Nova Scotia Health Authority cancels most blood collection appointments Friday
Appointments cancelled in northern, western and eastern health zones
The Nova Scotia Health Authority has cancelled all blood collection appointments in most areas of the province on Friday, citing an interruption in the Meditech information system.
In a release, the health authority said all blood collection appointments have been cancelled in the following areas:
- Cape Breton Island, Antigonish and Guysborough counties.
- Colchester County and Municipality of East Hants, Cumberland County and Pictou County.
- Annapolis and Kings counties, Digby, Shelburne and Yarmouth counties, Lunenburg and Queens counties.
Nova Scotia Health spokesperson Brendan Elliott said in an email that the health authority uses Meditech to register patients and "without it we are not able to process routine lab testing."
It's unclear exactly how many people were affected, but Elliott said about 200 people in the northern health zone were affected by the cancellations.
In the eastern zone, there are 13 lab collection sites with appointments ranging between 15 and 250 patients. And in the western zone, Eliot said there are 11 blood collection sites.
"Hard to quantify total patients affected, however, we have been calling to cancel and reschedule clients since about 11:30 this morning," Elliott wrote.
He said the central health zone uses a different system, so patients in that area weren't affected.
Difficulty booking appointments
Patients have had a difficult time getting an appointment with Nova Scotia's blood collection services for months.
In June, people were having difficulty getting through the phone lines to book an appointment.
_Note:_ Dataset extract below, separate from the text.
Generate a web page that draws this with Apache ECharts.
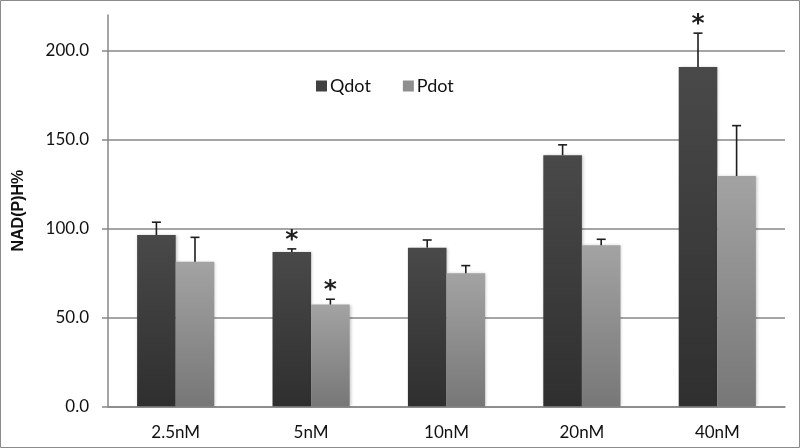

The following month, the health authority added additional phone lines and increased hours in the central zone for people to call in to book an appointment.
The health authority added even more phone lines and said a new booking system was in the works earlier this month to try to help with the deluge of calls.
In a release Thursday, before the health authority announced that the appointments were cancelled, the Nova Scotia Progressive Conservative Party issued a news release calling for improvements to the province's blood collection system.
"Timely testing like blood work is imperative for the health and wellbeing of patients, as well as for healthcare professionals to properly do their job," said Queens-Shelburne MLA Kim Masland.
"Unfortunately, individuals who have tried to book blood work have been getting a voice recording, due to the phone lines being swamped."
The release also quoted David Wamboldt, a Queens-Shelburne resident. He said he went to the emergency room in July because he wasn't feeling well and was told to get blood work done. He said he called more than 40 times but was unable to get through.
"People get sick and they go to the doctor, then they can't get blood work," Wamboldt said. "They don't know what to do or what's wrong with them. It's not right."